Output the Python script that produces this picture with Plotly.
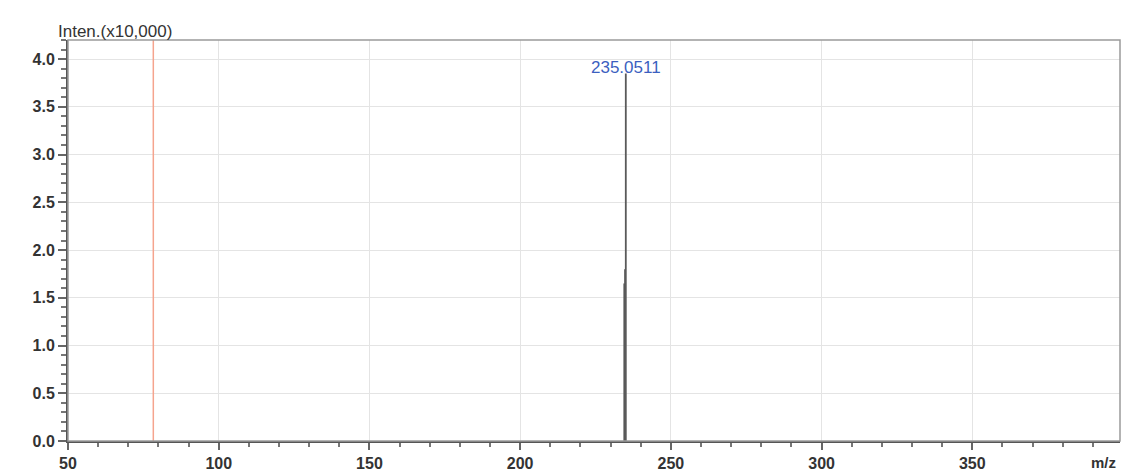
import plotly.graph_objects as go

# Data
peak_mz = [234.55, 234.8, 235.05]
peak_int = [1.65, 1.80, 3.85]          # intensity in units of 10,000
label_mz = 235.05
label_text = "235.0511"
marker_mz = 78.3
x_ticks = [50, 100, 150, 200, 250, 300, 350]
y_ticks = [0.0, 0.5, 1.0, 1.5, 2.0, 2.5, 3.0, 3.5, 4.0]

xs, ys = [], []
for m, i in zip(peak_mz, peak_int):
    xs += [m, m, None]
    ys += [0, i, None]

fig = go.Figure()
fig.add_trace(go.Scatter(x=[marker_mz, marker_mz], y=[0, 4.2], mode="lines",
                         line=dict(color="#f5a48e", width=1.5), hoverinfo="skip"))
fig.add_trace(go.Scatter(x=xs, y=ys, mode="lines",
                         line=dict(color="#5a5a5a", width=1.8)))

fig.add_annotation(x=label_mz, y=3.85, text=label_text, showarrow=False,
                   yanchor="bottom", yshift=-6,
                   font=dict(family="Liberation Sans", size=17, color="#3c5fc0"))
fig.add_annotation(xref="paper", yref="paper", x=-0.011, y=1.0, text="Inten.(x10,000)",
                   showarrow=False, xanchor="left", yanchor="bottom", yshift=-3,
                   font=dict(family="Liberation Sans", size=17, color="#333333"))
fig.add_annotation(xref="paper", yref="paper", x=0.971, y=0, text="m/z",
                   showarrow=False, xanchor="left", yanchor="top", yshift=-11,
                   font=dict(family="Liberation Sans", size=15, color="#333333", weight="bold"))

fig.add_shape(type="rect", xref="paper", yref="paper", x0=0, y0=0, x1=1, y1=1,
              line=dict(color="#9a9a9a", width=1.5), layer="above")

fig.update_layout(
    width=1123, height=472,
    margin=dict(l=68, r=3, t=40, b=31),
    paper_bgcolor="white", plot_bgcolor="white",
    showlegend=False,
    font=dict(family="Liberation Sans", color="#333333"),
    xaxis=dict(range=[50, 399], tickvals=x_ticks, ticks="outside", ticklen=7,
               tickcolor="#666666", tickwidth=1.5, automargin=False,
               showline=True, linecolor="#555555", linewidth=2,
               showgrid=True, gridcolor="#e4e4e4", gridwidth=1, zeroline=False,
               tickfont=dict(family="Liberation Sans", size=16, color="#333333", weight="bold"),
               minor=dict(dtick=10, tick0=50, ticks="outside", ticklen=4, tickcolor="#777777", showgrid=False)),
    yaxis=dict(range=[0, 4.2], tickvals=y_ticks, tickformat=".1f", ticks="outside", ticklen=8,
               tickcolor="#666666", tickwidth=1.5, automargin=False,
               showline=True, linecolor="#555555", linewidth=2,
               showgrid=True, gridcolor="#e4e4e4", gridwidth=1, zeroline=False,
               tickfont=dict(family="Liberation Sans", size=16, color="#333333", weight="bold"),
               minor=dict(dtick=0.1, ticks="outside", ticklen=5, tickcolor="#777777", showgrid=False)),
)

fig.write_html("out.html")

▶ [PROBLEM TO SOLVE]
Return all of the data exactly as written, and drop the pictures.

▶ [REPLY TO THE TASK]
Output the Python script that produces this picture with Plotly.
import plotly.graph_objects as go

# Data
peak_mz = [234.55, 234.8, 235.05]
peak_int = [1.65, 1.80, 3.85]          # intensity in units of 10,000
label_mz = 235.05
label_text = "235.0511"
marker_mz = 78.3
x_ticks = [50, 100, 150, 200, 250, 300, 350]
y_ticks = [0.0, 0.5, 1.0, 1.5, 2.0, 2.5, 3.0, 3.5, 4.0]

xs, ys = [], []
for m, i in zip(peak_mz, peak_int):
    xs += [m, m, None]
    ys += [0, i, None]

fig = go.Figure()
fig.add_trace(go.Scatter(x=[marker_mz, marker_mz], y=[0, 4.2], mode="lines",
                         line=dict(color="#f5a48e", width=1.5), hoverinfo="skip"))
fig.add_trace(go.Scatter(x=xs, y=ys, mode="lines",
                         line=dict(color="#5a5a5a", width=1.8)))

fig.add_annotation(x=label_mz, y=3.85, text=label_text, showarrow=False,
                   yanchor="bottom", yshift=-6,
                   font=dict(family="Liberation Sans", size=17, color="#3c5fc0"))
fig.add_annotation(xref="paper", yref="paper", x=-0.011, y=1.0, text="Inten.(x10,000)",
                   showarrow=False, xanchor="left", yanchor="bottom", yshift=-3,
                   font=dict(family="Liberation Sans", size=17, color="#333333"))
fig.add_annotation(xref="paper", yref="paper", x=0.971, y=0, text="m/z",
                   showarrow=False, xanchor="left", yanchor="top", yshift=-11,
                   font=dict(family="Liberation Sans", size=15, color="#333333", weight="bold"))

fig.add_shape(type="rect", xref="paper", yref="paper", x0=0, y0=0, x1=1, y1=1,
              line=dict(color="#9a9a9a", width=1.5), layer="above")

fig.update_layout(
    width=1123, height=472,
    margin=dict(l=68, r=3, t=40, b=31),
    paper_bgcolor="white", plot_bgcolor="white",
    showlegend=False,
    font=dict(family="Liberation Sans", color="#333333"),
    xaxis=dict(range=[50, 399], tickvals=x_ticks, ticks="outside", ticklen=7,
               tickcolor="#666666", tickwidth=1.5, automargin=False,
               showline=True, linecolor="#555555", linewidth=2,
               showgrid=True, gridcolor="#e4e4e4", gridwidth=1, zeroline=False,
               tickfont=dict(family="Liberation Sans", size=16, color="#333333", weight="bold"),
               minor=dict(dtick=10, tick0=50, ticks="outside", ticklen=4, tickcolor="#777777", showgrid=False)),
    yaxis=dict(range=[0, 4.2], tickvals=y_ticks, tickformat=".1f", ticks="outside", ticklen=8,
               tickcolor="#666666", tickwidth=1.5, automargin=False,
               showline=True, linecolor="#555555", linewidth=2,
               showgrid=True, gridcolor="#e4e4e4", gridwidth=1, zeroline=False,
               tickfont=dict(family="Liberation Sans", size=16, color="#333333", weight="bold"),
               minor=dict(dtick=0.1, ticks="outside", ticklen=5, tickcolor="#777777", showgrid=False)),
)

fig.write_html("out.html")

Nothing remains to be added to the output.